Par la suite, Kim Ku-Lim se posera des questions sur les fondements de l’univers, basé sur la nature. Il développera ainsi sa série de travaux intitulée Yin et Yang, où il cherche un équilibre dans un monde en conflit avec différentes valeurs et opinions.
Yin et Yang sont pour lui deux composants que l’on peut retrouver dans tous les aspects de la vie et de l’univers. Mais cette dualité est perçue comme un point de vue de complémentarité, dans la recherche d’un équilibre.
Kim Ku-Lim imagine sa série Yin et Yang comme un facteur d’apparition et de disparition d’images. Il efface des images réelles sur sa toile comme un arbre, un animal ou encore des fleurs évoquant ainsi le rapport de l’homme à la nature. C’est une réflexion centrée sur le décalage entre réalité et l’illusion, l’organique et l’inorganique qui repose sur le flux du temps et le mystère de la vie.

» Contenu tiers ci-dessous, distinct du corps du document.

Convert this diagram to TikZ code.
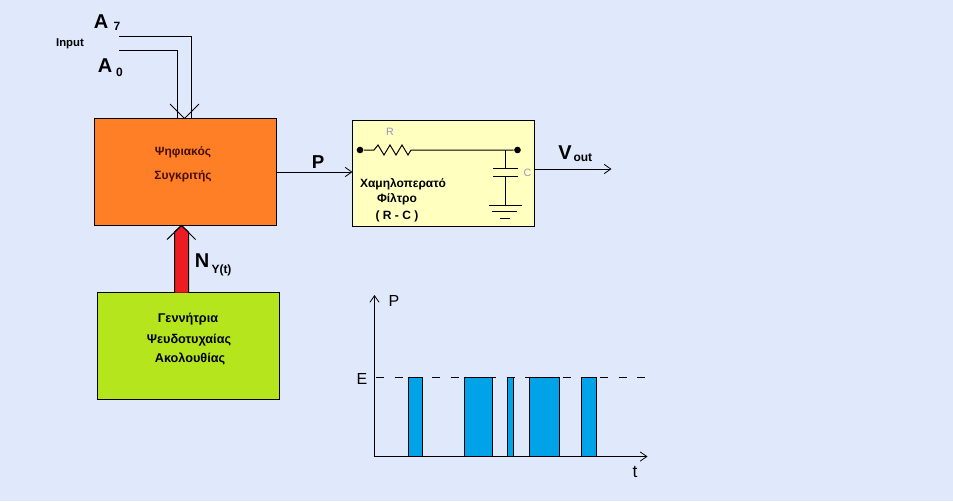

À 80 ans, Kim Ku Lim avec son visage marqué de rides profondes, témoin de son passé tumultueux, a gardé toute son âme d’enfant et son esprit espiègle continuant d’explorer de nouvelles formes d’expressions, ce qui fait de lui aujourd’hui un artiste incontournable dans l’histoire de l’art contemporain en Corée du Sud.